* [Given task] Print them exactly: the lines from the beginning of the entries below through the line that contains "anchor=east, font=#1] (#2r)", and only those, with the pictures left out.

-------- Data section --------

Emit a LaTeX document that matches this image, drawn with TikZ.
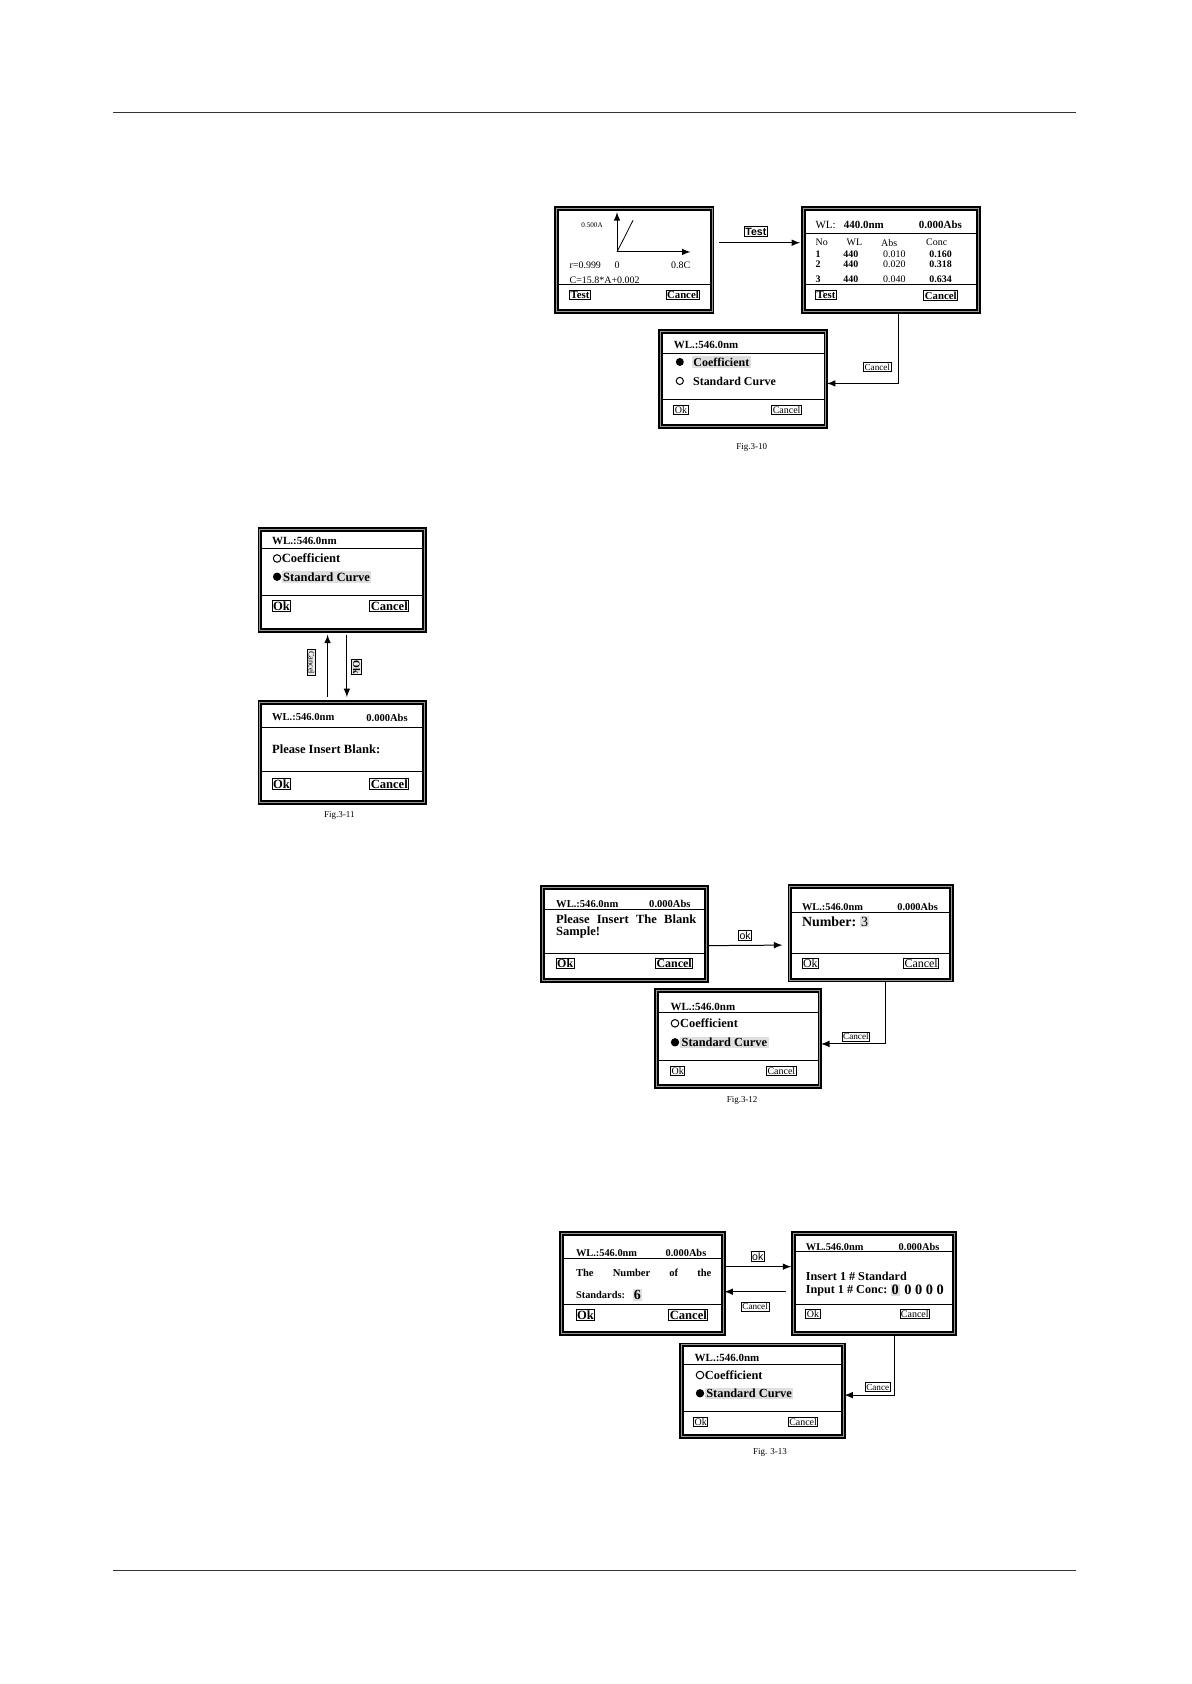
\documentclass[tikz,border=0pt]{standalone}
\usepackage{fontspec}
\setmainfont{Liberation Serif}
\newfontfamily\arialfont{Liberation Sans}
\usetikzlibrary{fit,calc,positioning}

\newcommand\fsz[1]{\fontsize{#1}{#1}\selectfont}
\newcommand\screen[5]{\node[screen, fit={(#2,#3) (#4,#5)}] (#1) {};}
\newcommand\btns[6]{%
  \node[btn, font=#1] (#2l) at (#4,#6) {#3};
  \node[btn, anchor=east, font=#1] (#2r) at (#5,#6) {Cancel};}

\tikzset{
  screen/.style={draw, line width=0.95pt, double=gray!80, double distance=0.5pt, inner sep=0pt},
  sep/.style={line width=0.45pt},
  txt/.style={inner sep=0pt, anchor=west, font=\fsz{5.3}\bfseries},
  rtxt/.style={txt, anchor=east},
  hl/.style={fill=gray!25, inner sep=0.7pt},
  btn/.style={draw, line width=0.45pt, inner sep=0.5pt, anchor=west},
  flow/.style={->, line width=0.5pt},
  lbl/.style={draw, line width=0.4pt, inner sep=0.6pt, fill=white, font=\fsz{4.6}},
  sanslbl/.style={lbl, font=\arialfont\fsz{5.3}},
  caption/.style={inner sep=0pt, font=\fsz{4.5}},
  pageline/.style={line width=0.5pt, black!80}
}

\begin{document}
\begin{tikzpicture}[x=0.18936mm, y=-0.18936mm, >=latex]
\useasboundingbox (0,0) rectangle (1109,1568);
\draw[pageline] (105,105) -- (1002,105);
\draw[pageline] (105,1462) -- (1002,1462);

% Fig 3-10
\screen{curve}{518}{194}{663}{290}
\draw[->, line width=0.5pt] (574.5,234.6) -- (574.5,197.5);
\draw[->, line width=0.5pt] (574.5,234.6) -- (643,234.6);
\draw[line width=0.4pt] (574.5,234.6) -- (589.5,205);
\node[txt, font=\fsz{3.6}] (c1a) at (541,209.5) {0.500A};
\node[txt, font=\fsz{5}] (c1r) at (530,246.7) {r=0.999};
\node[inner sep=0pt, font=\fsz{5}] (c1o) at (574.5,246.7) {0};
\node[rtxt, font=\fsz{5}] (c1m) at (643,246.7) {0.8C};
\node[txt, font=\fsz{5}] (c1c) at (530,260.5) {C=15.8*A+0.002};
\draw[sep] (520,264.4) -- (661,264.4);
\btns{\fsz{5.4}\bfseries}{curve}{Test}{530}{652}{274.7}

\screen{table}{748}{194}{911}{290}
\node[txt, font=\fsz{5.5}\bfseries] (t1wl) at (759,209.5) {{\mdseries WL:}\ \ \ 440.0nm};
\node[rtxt, font=\fsz{5.5}\bfseries] (t1abs) at (896,209.5) {0.000Abs};
\draw[sep] (750,217) -- (909,217);
\foreach \h/\x in {No/759, WL/788, Abs/820, Conc/862}
  \node[txt, font=\fsz{5}] (h\h) at (\x,226) {\h};
\foreach \r/\yy/\a/\c in {1/236.5/0.010/0.160, 2/246/0.020/0.318, 3/260/0.040/0.634} {
  \node[txt, font=\fsz{5}\bfseries] (n\r) at (759,\yy) {\r};
  \node[txt, font=\fsz{5}\bfseries] (w\r) at (785,\yy) {440};
  \node[txt, font=\fsz{5}] (a\r) at (822,\yy) {\a};
  \node[txt, font=\fsz{5}\bfseries] (k\r) at (865,\yy) {\c};
}
\draw[sep] (750,264.5) -- (909,264.5);
\btns{\fsz{5.4}\bfseries}{table}{Test}{759}{892}{275}

\draw[flow] ($(curve.east)+(6,-16)$) -- ($(table.west)+(-2,-16)$)
  node[sanslbl, midway, above=1mm, xshift=-0.7mm] (testlbl) {\textbf{Test}};

\screen{coeffA}{615}{309}{769}{397}
\node[txt, font=\fsz{5.5}\bfseries] (a3wl) at (627,321) {WL.:546.0nm};
\draw[sep] (617,328.7) -- (767,328.7);
\fill (633,337) circle (2pt);
\node[txt, hl, font=\fsz{6}\bfseries] (a3co) at (644,337) {Coefficient};
\draw[line width=0.5pt] (633,354.7) circle (1.8pt);
\node[txt, font=\fsz{6}\bfseries] (a3sc) at (645,354.7) {Standard Curve};
\draw[sep] (617,371.5) -- (767,371.5);
\btns{\fsz{5}}{coeffA}{Ok}{627}{746.7}{381.7}

\draw[flow] ($(table.south)+(7.5,0)$) |- ($(coeffA.east)+(0,4)$)
  node[lbl, pos=0.65, above=2mm] (c10lbl) {Cancel};
\node[caption] (fig10) at (700,417) {Fig.3-10};

% Fig 3-11
\screen{stdA}{242}{493}{395}{587}
\node[txt, font=\fsz{5.5}\bfseries] (b4wl) at (253,504) {WL.:546.0nm};
\draw[sep] (244,511) -- (393,511);
\draw[line width=0.5pt] (258,520) circle (1.9pt);
\node[txt, font=\fsz{6.3}\bfseries] (b4co) at (262,520) {Coefficient};
\fill (258,537) circle (2.1pt);
\node[txt, hl, font=\fsz{6.3}\bfseries] (b4sc) at (262,537) {Standard Curve};
\draw[sep] (244,554) -- (393,554);
\btns{\fsz{6.3}\bfseries}{stdA}{Ok}{253}{381}{564}

\screen{blankA}{242}{654}{395}{747}
\node[txt, font=\fsz{5.3}\bfseries] (b5wl) at (253,668) {WL.:546.0nm};
\node[rtxt, font=\fsz{5.3}\bfseries] (b5abs) at (380,668) {0.000Abs};
\draw[sep] (244,677) -- (393,677);
\node[txt, font=\fsz{6.3}\bfseries] (b5pl) at (253,698) {Please Insert Blank:};
\draw[sep] (244,718) -- (393,718);
\btns{\fsz{6.3}\bfseries}{blankA}{Ok}{253}{381}{730}

\draw[flow] ($(blankA.north)+(-13.5,-4)$) -- ($(stdA.south)+(-13.5,3)$);
\draw[flow] ($(stdA.south)+(4.5,3)$) -- ($(blankA.north)+(4.5,-4)$);
\node[lbl, rotate=-90, font=\fsz{4.2}, fill=gray!15] (c11up) at (290,617) {Cancel};
\node[lbl, rotate=-90, font=\fsz{5}\bfseries, fill=gray!15] (c11dn) at (332,621) {Ok};
\node[caption] (fig11) at (316,759) {Fig.3-11};

% Fig 3-12
\screen{blankB}{505}{826}{658}{913}
\node[txt, font=\fsz{5.3}\bfseries] (b6wl) at (517.5,841.7) {WL.:546.0nm};
\node[rtxt, font=\fsz{5.3}\bfseries] (b6abs) at (643.4,841.7) {0.000Abs};
\draw[sep] (507,846.7) -- (656,846.7);
\node[txt, font=\fsz{6.3}\bfseries, text width=24.7mm] (b6pl) at (517.5,856) {Please\hfill Insert\hfill The\hfill Blank};
\node[txt, font=\fsz{6.3}\bfseries] (b6sa) at (517.5,868) {Sample!};
\draw[sep] (507,888) -- (656,888);
\btns{\fsz{6}\bfseries}{blankB}{Ok}{517.5}{645.5}{897}

\screen{numberB}{735.5}{825.5}{886}{912.5}
\node[txt, font=\fsz{5.2}\bfseries] (b7wl) at (746.4,844.2) {WL.:546.0nm};
\node[rtxt, font=\fsz{5.2}\bfseries] (b7abs) at (873.7,844.2) {0.000Abs};
\draw[sep] (737.5,849.5) -- (884,849.5);
\node[txt, font=\fsz{7}\bfseries] (b7nu) at (746.4,858.2) {Number:};
\node[txt, hl, font=\fsz{7}, inner sep=0.5pt, right=1.5pt of b7nu] (b7val) {3};
\draw[sep] (737.5,888) -- (884,888);
\btns{\fsz{6}}{numberB}{Ok}{746.4}{874.5}{897}

\draw[flow] ($(blankB.east)+(0,11)$) -- ($(numberB.west)+(-6,11)$)
  node[sanslbl, midway, above=0.8mm] (oklbl12) {ok};

\screen{stdB}{611.5}{922}{763.5}{1012}
\node[txt, font=\fsz{5.5}\bfseries] (b8wl) at (624,937.3) {WL.:546.0nm};
\draw[sep] (613.5,942.6) -- (761.5,942.6);
\draw[line width=0.5pt] (628.5,952.8) circle (1.9pt);
\node[txt, font=\fsz{6.2}\bfseries] (b8co) at (633,952.8) {Coefficient};
\fill (628.5,970.5) circle (2.1pt);
\node[txt, hl, font=\fsz{6.2}\bfseries] (b8sc) at (633,970.5) {Standard Curve};
\draw[sep] (613.5,987) -- (761.5,987);
\btns{\fsz{5}}{stdB}{Ok}{624}{741.8}{997}

\draw[flow] ($(numberB.south)+(14,0)$) |- ($(stdB.east)+(0,5)$)
  node[lbl, pos=0.73, above=0.4mm] (c12lbl) {Cancel};
\node[caption] (fig12) at (691,1025) {Fig.3-12};

% Fig 3-13
\screen{numStd}{523}{1148.4}{673.5}{1241.4}
\node[txt, font=\fsz{5.2}\bfseries] (b9wl) at (536,1167) {WL.:546.0nm};
\node[rtxt, font=\fsz{5.2}\bfseries] (b9abs) at (658,1167) {0.000Abs};
\draw[sep] (525,1171.6) -- (671.5,1171.6);
\node[txt, font=\fsz{5.3}\bfseries, text width=23.86mm] (b9th) at (536,1185.6) {The\hfill Number\hfill of\hfill the};
\node[txt, font=\fsz{5.2}\bfseries] (b9st) at (536,1205.8) {Standards:};
\node[txt, hl, font=\fsz{7}\bfseries, inner sep=0.5pt] (b9six) at (589,1205.8) {6};
\draw[sep] (525,1214.5) -- (671.5,1214.5);
\btns{\fsz{6.3}\bfseries}{numStd}{Ok}{536}{659.5}{1224.4}

\screen{concStd}{738.7}{1148.4}{888.5}{1241.4}
\node[txt, font=\fsz{5.2}\bfseries] (b10wl) at (750,1160.8) {WL.546.0nm};
\node[rtxt, font=\fsz{5.2}\bfseries] (b10abs) at (875,1160.8) {0.000Abs};
\draw[sep] (740.7,1165.4) -- (886.5,1165.4);
\node[txt, font=\fsz{6.1}\bfseries] (b10is) at (750,1188.7) {Insert 1 \# Standard};
\node[txt, font=\fsz{6.1}\bfseries] (b10ic) at (750,1202) {Input 1 \# Conc:};
\node[txt, hl, font=\fsz{7.2}\bfseries, inner sep=0.5pt] (b10z) at (829,1201) {0};
\node[txt, font=\fsz{7.2}\bfseries, right=1.8pt of b10z] (b10zs) {0 0 0 0};
\draw[sep] (740.7,1214.5) -- (886.5,1214.5);
\btns{\fsz{5}}{concStd}{Ok}{750}{866}{1223.8}

\draw[flow] ($(numStd.east)+(0,-15.5)$) -- ($(concStd.west)+(-1,-15.5)$)
  node[sanslbl, midway, above=0.8mm] (oklbl13) {ok};
\draw[flow] ($(concStd.west)+(-6,7.8)$) -- ($(numStd.east)+(0,7.8)$)
  node[lbl, midway, below=1.8mm] (c13back) {Cancel};

\screen{stdC}{634.7}{1252.3}{785.2}{1337.7}
\node[txt, font=\fsz{5.5}\bfseries] (b11wl) at (646.5,1264.7) {WL.:546.0nm};
\draw[sep] (636.7,1270.3) -- (783.2,1270.3);
\draw[line width=0.5pt] (651.8,1280.3) circle (1.9pt);
\node[txt, font=\fsz{6.2}\bfseries] (b11co) at (656,1280.3) {Coefficient};
\fill (651.8,1297.3) circle (2.1pt);
\node[txt, hl, font=\fsz{6.2}\bfseries] (b11sc) at (656,1297.3) {Standard Curve};
\draw[sep] (636.7,1313.8) -- (783.2,1313.8);
\btns{\fsz{5}}{stdC}{Ok}{645.5}{762}{1324.3}

\draw[flow] ($(concStd.south)+(19.7,0)$) |- ($(stdC.east)+(0,4)$)
  node[lbl, pos=0.67, above=0.6mm] (c13lbl) {Cance};
\node[caption] (fig13) at (717,1352) {Fig. 3-13};
\end{tikzpicture}
\end{document}
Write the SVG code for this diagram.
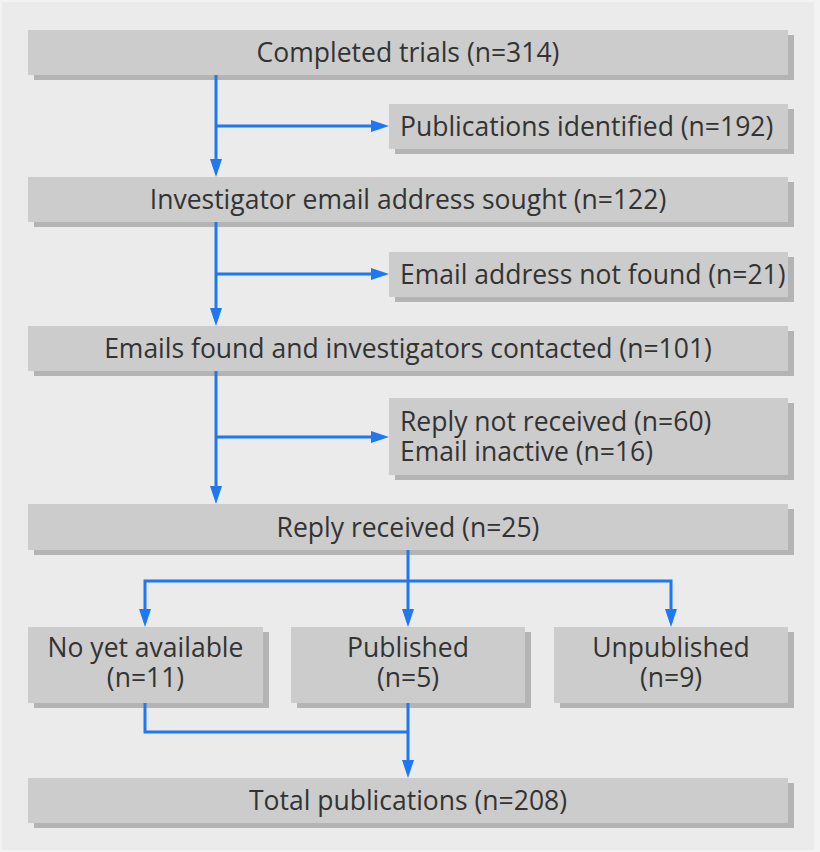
<svg xmlns="http://www.w3.org/2000/svg" width="820" height="852" viewBox="0 0 820 852">
<style>
.shadow{fill:#b4b4b4}
.box{fill:#cccccc}
.t{font-family:"Open Sans","Noto Sans","Liberation Sans",sans-serif;font-size:26.5px;fill:#333333}
.c{text-anchor:middle}
.conn{fill:none;stroke:#1f77f2;stroke-width:3}
</style>
<defs>
<marker id="arr" markerUnits="userSpaceOnUse" markerWidth="18" markerHeight="12" refX="10" refY="6" orient="auto">
<path d="M0,0 L18,6 L0,12 z" fill="#1f77f2"/>
</marker>
</defs>
<rect x="0" y="0" width="820" height="852" fill="#f3f3f3"/>
<rect x="2" y="2" width="812" height="848" fill="#ebebeb"/>

<g id="completed">
<rect class="shadow" x="34" y="35" width="760" height="45"/>
<rect class="box" x="28" y="30" width="760" height="45"/>
<text class="t c" x="408" y="62">Completed trials (n=314)</text>
</g>
<g id="pubs-identified">
<rect class="shadow" x="395" y="109" width="399" height="45"/>
<rect class="box" x="389" y="104" width="399" height="45"/>
<text class="t" x="400" y="136">Publications identified (n=192)</text>
</g>
<g id="email-sought">
<rect class="shadow" x="34" y="182" width="760" height="45"/>
<rect class="box" x="28" y="177" width="760" height="45"/>
<text class="t c" x="408" y="209">Investigator email address sought (n=122)</text>
</g>
<g id="email-not-found">
<rect class="shadow" x="395" y="257" width="399" height="45"/>
<rect class="box" x="389" y="252" width="399" height="45"/>
<text class="t" x="400" y="284">Email address not found (n=21)</text>
</g>
<g id="emails-found">
<rect class="shadow" x="34" y="331" width="760" height="45"/>
<rect class="box" x="28" y="326" width="760" height="45"/>
<text class="t c" x="408" y="358">Emails found and investigators contacted (n=101)</text>
</g>
<g id="reply-not-received">
<rect class="shadow" x="395" y="403" width="399" height="77"/>
<rect class="box" x="389" y="398" width="399" height="77"/>
<text class="t" x="400" y="431"><tspan x="400">Reply not received (n=60)</tspan><tspan x="400" dy="30">Email inactive (n=16)</tspan></text>
</g>
<g id="reply-received">
<rect class="shadow" x="34" y="509" width="760" height="46"/>
<rect class="box" x="28" y="504" width="760" height="46"/>
<text class="t c" x="408" y="537">Reply received (n=25)</text>
</g>
<g id="not-yet">
<rect class="shadow" x="34" y="632" width="235" height="76"/>
<rect class="box" x="28" y="627" width="235" height="76"/>
<text class="t c" x="145.5" y="657"><tspan x="145.5">No yet available</tspan><tspan x="145.5" dy="30">(n=11)</tspan></text>
</g>
<g id="published">
<rect class="shadow" x="297" y="632" width="234" height="76"/>
<rect class="box" x="291" y="627" width="234" height="76"/>
<text class="t c" x="408" y="657"><tspan x="408">Published</tspan><tspan x="408" dy="30">(n=5)</tspan></text>
</g>
<g id="unpublished">
<rect class="shadow" x="560" y="632" width="234" height="76"/>
<rect class="box" x="554" y="627" width="234" height="76"/>
<text class="t c" x="671" y="657"><tspan x="671">Unpublished</tspan><tspan x="671" dy="30">(n=9)</tspan></text>
</g>
<g id="total">
<rect class="shadow" x="34" y="783" width="760" height="45"/>
<rect class="box" x="28" y="778" width="760" height="45"/>
<text class="t c" x="408" y="810">Total publications (n=208)</text>
</g>

<g id="connectors">
<path class="conn" d="M216,75 V169" marker-end="url(#arr)"/>
<path class="conn" d="M216,126 H381" marker-end="url(#arr)"/>
<path class="conn" d="M216,222 V318" marker-end="url(#arr)"/>
<path class="conn" d="M216,274 H381" marker-end="url(#arr)"/>
<path class="conn" d="M216,371 V496" marker-end="url(#arr)"/>
<path class="conn" d="M216,437 H381" marker-end="url(#arr)"/>
<path class="conn" d="M408,550 V619" marker-end="url(#arr)"/>
<path class="conn" d="M408,581 H145 V619" marker-end="url(#arr)"/>
<path class="conn" d="M408,581 H671 V619" marker-end="url(#arr)"/>
<path class="conn" d="M145,703 V732 H408"/>
<path class="conn" d="M408,703 V770" marker-end="url(#arr)"/>
</g>
</svg>
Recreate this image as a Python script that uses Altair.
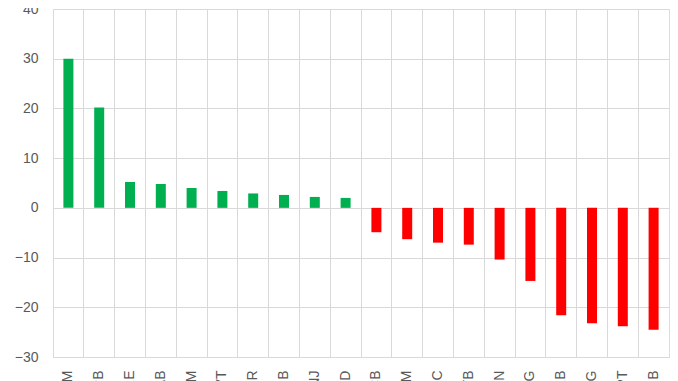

--------

* [Response below]
Emit a LaTeX document that matches this image, drawn with TikZ.
\documentclass[tikz,border=0pt]{standalone}
\usepackage{fontspec}
\setmainfont{Liberation Serif}
\newfontfamily\arialfont{Liberation Sans}
\usetikzlibrary{fit,calc,positioning}

\newcommand\fsz[1]{\fontsize{#1}{#1}\selectfont}
\newcommand\screen[5]{\node[screen, fit={(#2,#3) (#4,#5)}] (#1) {};}
\newcommand\btns[6]{%
  \node[btn, font=#1] (#2l) at (#4,#6) {#3};
  \node[btn, anchor=east, font=#1] (#2r) at (#5,#6) {Cancel};}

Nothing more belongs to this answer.